1.1.1.1 giving answer-less responses on first (uncached) query, correct on second query

Hello,

I’ve been struggling with this issue for at least a month. Initially I thought dnscrypt-proxy was implicated, but I’ve since been able to reproduce it using just basic DNS queries against 1.1.1.1. I believe I now have enough evidence of a bug (somewhere) to warrant a post here.

What is happening is the following pattern.

  1. My system sends a query to 1.1.1.1 for example.org/A
  2. The 1.1.1.1 resolver I hit, not having a cache entry for the name in question, is incorrectly returning a NOERROR response with no answer RRs, and additionally with referrals to the authoritative nameservers (in my case, to Cloudflare’s will and jean NS).
  3. I send an additional query to 1.1.1.1 (repeat step 1)
  4. Cloudflare will respond correctly with a response containing answer RRs (as a recursive resolver should).
  5. Additional queries will hit the cached response and be correct.
  6. After some time (presumably after the cache entry drops from the 1.1.1.1 resolver), we’re back to the behavior in step 1/2.

I have a pcap of this behavior happening for two domains (and the domain hosting this file is one of the domains that I’ve observed to be affected).

I have also observed that every name that this has happened to is using Cloudflare’s CNAME flattening feature. I’ve never seen this affecting any names that are direct (not indirect).

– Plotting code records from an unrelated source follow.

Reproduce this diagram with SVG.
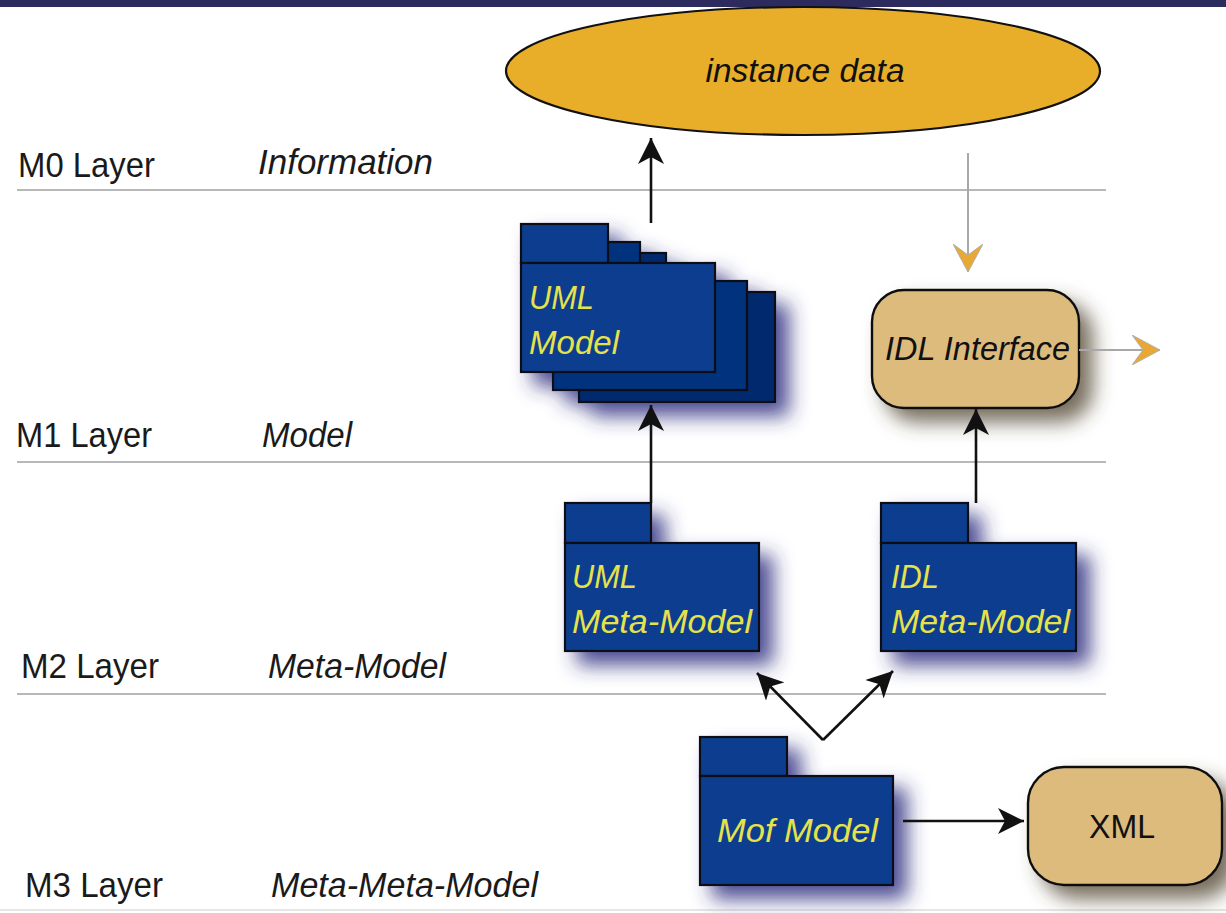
<svg xmlns="http://www.w3.org/2000/svg" width="1226" height="913" viewBox="0 0 1226 913">
  <style>
    .lbl { font-family: "Liberation Sans", Arial, sans-serif; font-size: 35px; fill: #1a1a1a; }
    .it { font-style: italic; }
    .ytxt { font-family: "Liberation Sans", Arial, sans-serif; font-size: 34px; font-style: italic; fill: #e6e24a; }
    .dtxt { font-family: "Liberation Sans", Arial, sans-serif; font-size: 34px; fill: #111; }
    .sep { stroke: #a0a0a0; stroke-width: 1.6; fill: none; }
    .f1 { fill: #073d8e; stroke: #0a0a14; stroke-width: 2.2; }
    .f2 { fill: #06327e; stroke: #0a0a14; stroke-width: 2.2; }
    .f3 { fill: #04296d; stroke: #0a0a14; stroke-width: 2.2; }
    .tan { fill: #dcbb7d; stroke: #111; stroke-width: 2.4; }
    .blk { stroke: #111; stroke-width: 2.6; fill: none; marker-end: url(#ah); }
    .gry { stroke: #a8a8a8; stroke-width: 2; fill: none; marker-end: url(#gh); }
  </style>
  <defs>
    <filter id="bshadow" x="-25%" y="-25%" width="170%" height="170%">
      <feDropShadow dx="13" dy="13" stdDeviation="10" flood-color="#2e2e80" flood-opacity="0.85"/>
    </filter>
    <filter id="tshadow" x="-25%" y="-25%" width="170%" height="170%">
      <feDropShadow dx="13" dy="13" stdDeviation="10" flood-color="#4a3c28" flood-opacity="0.75"/>
    </filter>
    <marker id="ah" viewBox="0 0 26 26" refX="26" refY="13" markerWidth="26" markerHeight="26" markerUnits="userSpaceOnUse" orient="auto">
      <path d="M26,13 L0,0 L7,13 L0,26 Z" fill="#111"/>
    </marker>
    <marker id="gh" viewBox="0 0 28 30" refX="28" refY="15" markerWidth="28" markerHeight="30" markerUnits="userSpaceOnUse" orient="auto">
      <path d="M28,15 L0,0 L11,15 L0,30 Z" fill="#e8a833" stroke="#b0b0b0" stroke-width="1"/>
    </marker>
  </defs>

  <rect x="0" y="0" width="1226" height="913" fill="#ffffff"/>
  <rect x="0" y="0" width="1226" height="7" fill="#2d2a5e"/>
  <line x1="0" y1="910" x2="1226" y2="910" stroke="#e6e6e6" stroke-width="2"/>

  <g id="layers">
    <line class="sep" x1="17" y1="190" x2="1106" y2="190"/>
    <line class="sep" x1="17" y1="462" x2="1106" y2="462"/>
    <line class="sep" x1="17" y1="694" x2="1106" y2="694"/>
    <text class="lbl" x="18" y="177" textLength="137" lengthAdjust="spacingAndGlyphs">M0 Layer</text>
    <text class="lbl it" x="258" y="174" textLength="175" lengthAdjust="spacingAndGlyphs">Information</text>
    <text class="lbl" x="16" y="447" textLength="136" lengthAdjust="spacingAndGlyphs">M1 Layer</text>
    <text class="lbl it" x="262" y="447" textLength="90" lengthAdjust="spacingAndGlyphs">Model</text>
    <text class="lbl" x="21" y="678" textLength="138" lengthAdjust="spacingAndGlyphs">M2 Layer</text>
    <text class="lbl it" x="268" y="678" textLength="178" lengthAdjust="spacingAndGlyphs">Meta-Model</text>
    <text class="lbl" x="25" y="897" textLength="138" lengthAdjust="spacingAndGlyphs">M3 Layer</text>
    <text class="lbl it" x="271" y="897" textLength="267" lengthAdjust="spacingAndGlyphs">Meta-Meta-Model</text>
  </g>

  <g id="instance-data">
    <ellipse cx="803" cy="71" rx="297" ry="64" fill="#e8ae2a" stroke="#111" stroke-width="2.2"/>
    <text class="dtxt it" x="805" y="82" text-anchor="middle" textLength="199" lengthAdjust="spacingAndGlyphs">instance data</text>
  </g>

  <g id="uml-model" filter="url(#bshadow)">
    <rect class="f3" x="579" y="253" width="87" height="39"/>
    <rect class="f3" x="579" y="292" width="196" height="110"/>
    <rect class="f2" x="553" y="242" width="87" height="39"/>
    <rect class="f2" x="553" y="281" width="194" height="109"/>
    <rect class="f1" x="521" y="224" width="87" height="39"/>
    <rect class="f1" x="521" y="263" width="194" height="109"/>
  </g>
  <g id="uml-model-label">
    <text class="ytxt" x="529" y="309" textLength="65" lengthAdjust="spacingAndGlyphs">UML</text>
    <text class="ytxt" x="529" y="354" textLength="90" lengthAdjust="spacingAndGlyphs">Model</text>
  </g>

  <g id="idl-interface">
    <rect class="tan" x="872" y="290" width="207" height="118" rx="32" ry="32" filter="url(#tshadow)"/>
    <text class="dtxt it" x="885" y="360" textLength="185" lengthAdjust="spacingAndGlyphs">IDL Interface</text>
  </g>

  <g id="uml-meta-model">
    <g filter="url(#bshadow)">
      <rect class="f1" x="565" y="503" width="86" height="40"/>
      <rect class="f1" x="565" y="543" width="194" height="108"/>
    </g>
    <text class="ytxt" x="572" y="588" textLength="65" lengthAdjust="spacingAndGlyphs">UML</text>
    <text class="ytxt" x="572" y="633" textLength="180" lengthAdjust="spacingAndGlyphs">Meta-Model</text>
  </g>

  <g id="idl-meta-model">
    <g filter="url(#bshadow)">
      <rect class="f1" x="881" y="503" width="87" height="40"/>
      <rect class="f1" x="881" y="543" width="195" height="108"/>
    </g>
    <text class="ytxt" x="891" y="588" textLength="48" lengthAdjust="spacingAndGlyphs">IDL</text>
    <text class="ytxt" x="891" y="633" textLength="179" lengthAdjust="spacingAndGlyphs">Meta-Model</text>
  </g>

  <g id="mof-model">
    <g filter="url(#bshadow)">
      <rect class="f1" x="700" y="737" width="87" height="39"/>
      <rect class="f1" x="700" y="776" width="193" height="109"/>
    </g>
    <text class="ytxt" x="717" y="842" textLength="161" lengthAdjust="spacingAndGlyphs">Mof Model</text>
  </g>

  <g id="xml">
    <rect class="tan" x="1028" y="767" width="194" height="118" rx="36" ry="36" filter="url(#tshadow)"/>
    <text class="dtxt" x="1122" y="838" text-anchor="middle" textLength="66" lengthAdjust="spacingAndGlyphs">XML</text>
  </g>

  <g id="connectors">
    <line class="blk" x1="651" y1="223" x2="651" y2="138"/>
    <line class="blk" x1="651" y1="503" x2="651" y2="405"/>
    <line class="blk" x1="976" y1="503" x2="976" y2="409"/>
    <line class="blk" x1="823" y1="740" x2="757" y2="673"/>
    <line class="blk" x1="823" y1="740" x2="893" y2="671"/>
    <line class="blk" x1="903" y1="821" x2="1024" y2="821"/>
    <line class="gry" x1="968" y1="153" x2="968" y2="272"/>
    <line class="gry" x1="1079" y1="350" x2="1160" y2="350"/>
  </g>
</svg>
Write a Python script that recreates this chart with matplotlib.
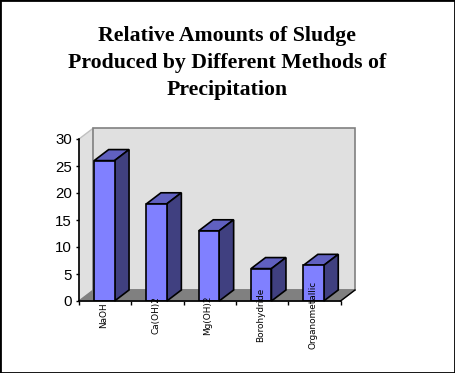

Please tell me I’m not insane!

Edit: just to preempt one thing: the queries are not being intercepted. Same thing happens with DoH, and I’ve reproduced this from a few vantage points across the world.

FWIW, someone reported a similar issue a week ago. With one non-Cloudflare domain. Their DNS may have been intercepted, because they said 1.1.1.1 failed and 1.0.0.1 worked.

I managed to get another reproduction with a domain that wasn’t using CNAME flattening, so that’s probably not the determining factor (it was just a regular CNAME to a cloudfront.net distribution).

Bump. Some further investigation, I’ve run a test against 1.0.0.1 from 3 diverse vantage points for about 12 hours.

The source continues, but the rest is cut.